DATA LINES:
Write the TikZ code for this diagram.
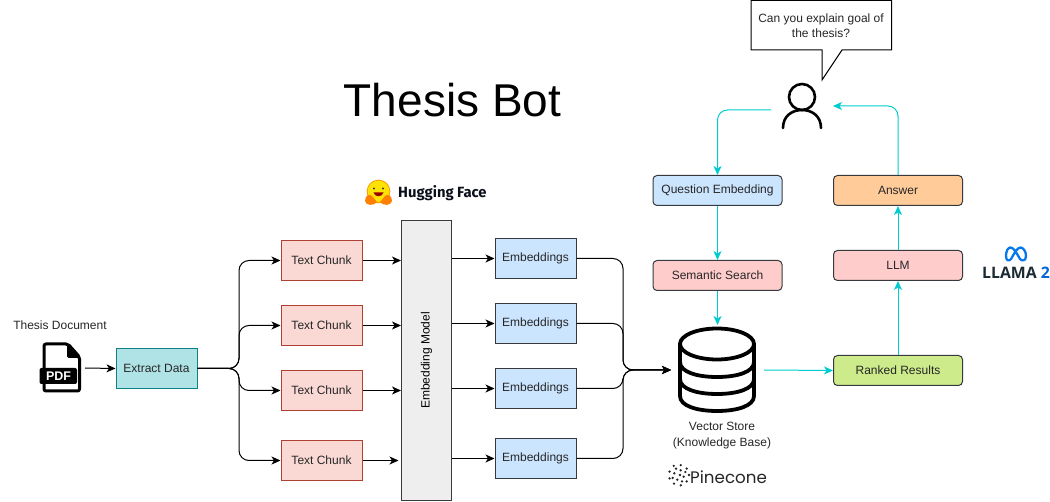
\documentclass[tikz,border=0pt]{standalone}
\usepackage{fontspec}
\setmainfont{Liberation Sans}
\newfontfamily\hffont{Fira Sans}
\newfontfamily\pinefont{Poppins}
\newfontfamily\llamafont{Open Sans}
\usetikzlibrary{arrows.meta,calc,positioning}
\definecolor{txt}{HTML}{262626}
\definecolor{cy}{HTML}{00CCD0}
\definecolor{edge}{HTML}{36393D}
\tikzset{
  lbl/.style={font=\fontsize{12}{15.5}\selectfont,text=txt,align=center,inner sep=0pt},
  boxbase/.style={draw,lbl,line width=1pt,minimum width=81pt,minimum height=40pt},
  extractbox/.style={boxbase,fill={rgb,255:red,176;green,227;blue,230},draw={rgb,255:red,14;green,128;blue,136}},
  chunkbox/.style={boxbase,fill={rgb,255:red,250;green,217;blue,213},draw={rgb,255:red,174;green,65;blue,50}},
  embbox/.style={boxbase,fill={rgb,255:red,204;green,229;blue,255},draw=edge},
  flowbox/.style={boxbase,rounded corners=4pt,minimum width=129pt,minimum height=30pt,draw=edge},
  blk/.style={line width=1pt,-{Stealth[length=9pt,width=8pt,inset=2.5pt]},rounded corners=10pt},
  cyn/.style={line width=1pt,cy,-{Stealth[length=9pt,width=8pt,inset=2.5pt]},rounded corners=10pt},
  iconbox/.style={inner sep=0pt,outer sep=0pt},
}
\begin{document}
\begin{tikzpicture}[x=1pt,y=-1pt]
\useasboundingbox (0,0) rectangle (1050,502);

% title
\node[font=\fontsize{46}{50}\selectfont,inner sep=0pt,text=black] (title) at (452.5,100) {Thesis Bot};

% invisible anchors for drawn icons
\node[iconbox,minimum width=46pt,minimum height=50pt] (pdf) at (62,368) {};
\node[iconbox,minimum width=93pt,minimum height=90pt] (db) at (717.5,370) {};
\coordinate (personL) at (771,110);
\coordinate (personR) at (833,106);

% boxes
\node[extractbox] (extract) at (156.5,368.5) {Extract Data};
\node[chunkbox] (c1) at (321.5,260.5) {Text Chunk};
\node[chunkbox] (c2) at (321.5,325.5) {Text Chunk};
\node[chunkbox] (c3) at (321.5,390.5) {Text Chunk};
\node[chunkbox] (c4) at (321.5,460.5) {Text Chunk};
\node[draw=edge,line width=1pt,fill={rgb,255:red,238;green,238;blue,238},minimum width=50pt,minimum height=280pt,inner sep=0pt] (model) at (426.5,360.5) {};
\node[lbl,rotate=90,text=black] (modeltxt) at (426.5,360.5) {Embedding Model};
\node[embbox] (e1) at (535.5,258.5) {Embeddings};
\node[embbox] (e2) at (535.5,323.5) {Embeddings};
\node[embbox] (e3) at (535.5,388.5) {Embeddings};
\node[embbox] (e4) at (535.5,458.5) {Embeddings};
\node[flowbox,fill={rgb,255:red,204;green,229;blue,255}] (qe) at (717.5,190.5) {Question Embedding};
\node[flowbox,fill={rgb,255:red,255;green,204;blue,204}] (ss) at (717.5,275.5) {Semantic Search};
\node[flowbox,fill={rgb,255:red,255;green,204;blue,153}] (ans) at (898,190.5) {Answer};
\node[flowbox,fill={rgb,255:red,255;green,204;blue,204}] (llm) at (898,265.5) {LLM};
\node[flowbox,fill={rgb,255:red,205;green,235;blue,139}] (rank) at (898,370.5) {Ranked Results};

% labels
\node[lbl] (doc) at (60,325) {Thesis Document};
\node[lbl] (vs) at (722,435.5) {Vector Store\\(Knowledge Base)};

% black connectors
\draw[blk] (pdf.east) -- (extract.west);
\coordinate (sp) at (239,368.5);
\foreach \c in {c1,c2,c3,c4}{
  \draw[blk] (extract.east) -- (sp) |- (\c.west);
}
\foreach \c in {c1,c2,c3}{
  \draw[blk] (\c.east) -- (model.west |- \c.east);
}
\draw[blk,shorten >=2.5pt] (c4.east) -- (model.west |- c4.east);
\foreach \e in {e1,e2,e3,e4}{
  \draw[blk] (model.east |- \e.west) -- (\e.west);
}
\coordinate (mg) at (623,370);
\foreach \e in {e1,e2,e3,e4}{
  \draw[blk] (\e.east) -| (mg) -- (db.west);
}

% cyan connectors
\draw[cyn] (personL) -| (qe.north);
\draw[cyn] (qe.south) -- (ss.north);
\draw[cyn] (ss.south) -- (db.north -| ss.south);
\draw[cyn] (db.east) -- (rank.west);
\draw[cyn] (rank.north) -- (llm.south);
\draw[cyn] (llm.north) -- (ans.south);
\draw[cyn] (ans.north) |- (personR);

% speech bubble
\draw[line width=1pt,fill=white] (751,0.5) -- (891.5,0.5) -- (891.5,50) -- (842,50) -- (822,80) -- (822,50) -- (751,50) -- cycle;
\node[lbl] (ask) at (821,25.5) {Can you explain goal of\\the thesis?};

% person
\draw[line width=2.6pt,line cap=round] (802,97) circle (13);
\draw[line width=2.6pt,line cap=round] (783,128) .. controls (783,116) and (792,110) .. (802,110) .. controls (812,110) and (821,116) .. (821,128);

% PDF icon
\draw[line width=3pt,line join=round,rounded corners=2pt,fill=white] (44,344) -- (68,344) -- (79.5,357) -- (79.5,391) -- (44,391) -- cycle;
\fill[rounded corners=1.5pt] (67,344) -- (69,344) -- (80,357) -- (80,358) -- (67,358) -- cycle;
\fill[rounded corners=2pt] (39.5,368) rectangle (77,384);
\node[font=\bfseries\fontsize{12.5}{13}\selectfont,text=white,inner sep=0pt] (pdftxt) at (58.5,376.5) {PDF};

% database icon
\begin{scope}[line width=3.8pt]
\draw (717,344) ellipse (37 and 15.5);
\draw (680,344) -- (680,396) .. controls (680,406) and (697,411) .. (717,411) .. controls (737,411) and (754,406) .. (754,396) -- (754,344);
\draw (680,362) .. controls (680,372) and (697,377) .. (717,377) .. controls (737,377) and (754,372) .. (754,362);
\draw (680,379) .. controls (680,389) and (697,394) .. (717,394) .. controls (737,394) and (754,389) .. (754,379);
\end{scope}

% Hugging Face logo
\fill[orange!90!yellow] (378.5,191.5) circle (11.8);
\fill[yellow!85!orange] (378.5,191.5) circle (11);
\fill[black!75] (374,188.5) circle (1.2) (383,188.5) circle (1.2);
\fill[red!60!black] (373.5,192.5) .. controls (375,197.5) and (382,197.5) .. (383.5,192.5) -- cycle;
\fill[orange] (365,201) .. controls (365,196) and (369,193) .. (372,196) -- (377,202) .. controls (374,206) and (366,206) .. (365,201) -- cycle;
\fill[orange] (392,201) .. controls (392,196) and (388,193) .. (385,196) -- (380,202) .. controls (383,206) and (391,206) .. (392,201) -- cycle;
\node[font=\hffont\bfseries\fontsize{14.8}{16}\selectfont,text={rgb,255:red,11;green,15;blue,25},inner sep=0pt,anchor=west] (hf) at (398,193) {Hugging Face};

% Pinecone logo
\foreach \a/\r in {0/10,40/10,80/10.5,120/10,160/10,200/10,240/10.5,280/10,320/10,20/5,110/5,200/5,290/5,65/7,155/7,245/7,335/7,0/1}{
  \fill[black!85] (679,475) ++(\a:\r) circle (1.3);
}
\node[font=\pinefont\fontsize{16.7}{20}\selectfont,text=black!85,inner sep=0pt,anchor=west] (pine) at (690,477) {Pinecone};

% Llama logo
\draw[line width=2.3pt,color={rgb,255:red,6;green,120;blue,235},line join=round] (1006,256) .. controls (1006,251) and (1008,247.5) .. (1010.5,247.5) .. controls (1014,247.5) and (1017,254) .. (1020,259) .. controls (1022,261.5) and (1026,261) .. (1026,256) .. controls (1026,251) and (1023,247.5) .. (1020.5,247.5) .. controls (1017,247.5) and (1014,254) .. (1011,259) .. controls (1009,261.5) and (1006,261) .. (1006,256) -- cycle;
\node[font=\llamafont\bfseries\fontsize{15.8}{17}\selectfont,text={rgb,255:red,28;green,43;blue,51},inner sep=0pt,anchor=west] (llama) at (982,273) {LLAMA \textcolor[rgb]{0.02,0.4,0.85}{2}};
\end{tikzpicture}
\end{document}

TASK DIRECTIONS:
Please quote the lines of the material, beginning with the first and ending with the one that contains "(0,0) rectangle (1050,502);", exactly as written and without any pictures.

RESPONSE TO THE TASK:
Write the TikZ code for this diagram.
\documentclass[tikz,border=0pt]{standalone}
\usepackage{fontspec}
\setmainfont{Liberation Sans}
\newfontfamily\hffont{Fira Sans}
\newfontfamily\pinefont{Poppins}
\newfontfamily\llamafont{Open Sans}
\usetikzlibrary{arrows.meta,calc,positioning}
\definecolor{txt}{HTML}{262626}
\definecolor{cy}{HTML}{00CCD0}
\definecolor{edge}{HTML}{36393D}
\tikzset{
  lbl/.style={font=\fontsize{12}{15.5}\selectfont,text=txt,align=center,inner sep=0pt},
  boxbase/.style={draw,lbl,line width=1pt,minimum width=81pt,minimum height=40pt},
  extractbox/.style={boxbase,fill={rgb,255:red,176;green,227;blue,230},draw={rgb,255:red,14;green,128;blue,136}},
  chunkbox/.style={boxbase,fill={rgb,255:red,250;green,217;blue,213},draw={rgb,255:red,174;green,65;blue,50}},
  embbox/.style={boxbase,fill={rgb,255:red,204;green,229;blue,255},draw=edge},
  flowbox/.style={boxbase,rounded corners=4pt,minimum width=129pt,minimum height=30pt,draw=edge},
  blk/.style={line width=1pt,-{Stealth[length=9pt,width=8pt,inset=2.5pt]},rounded corners=10pt},
  cyn/.style={line width=1pt,cy,-{Stealth[length=9pt,width=8pt,inset=2.5pt]},rounded corners=10pt},
  iconbox/.style={inner sep=0pt,outer sep=0pt},
}
\begin{document}
\begin{tikzpicture}[x=1pt,y=-1pt]
\useasboundingbox (0,0) rectangle (1050,502);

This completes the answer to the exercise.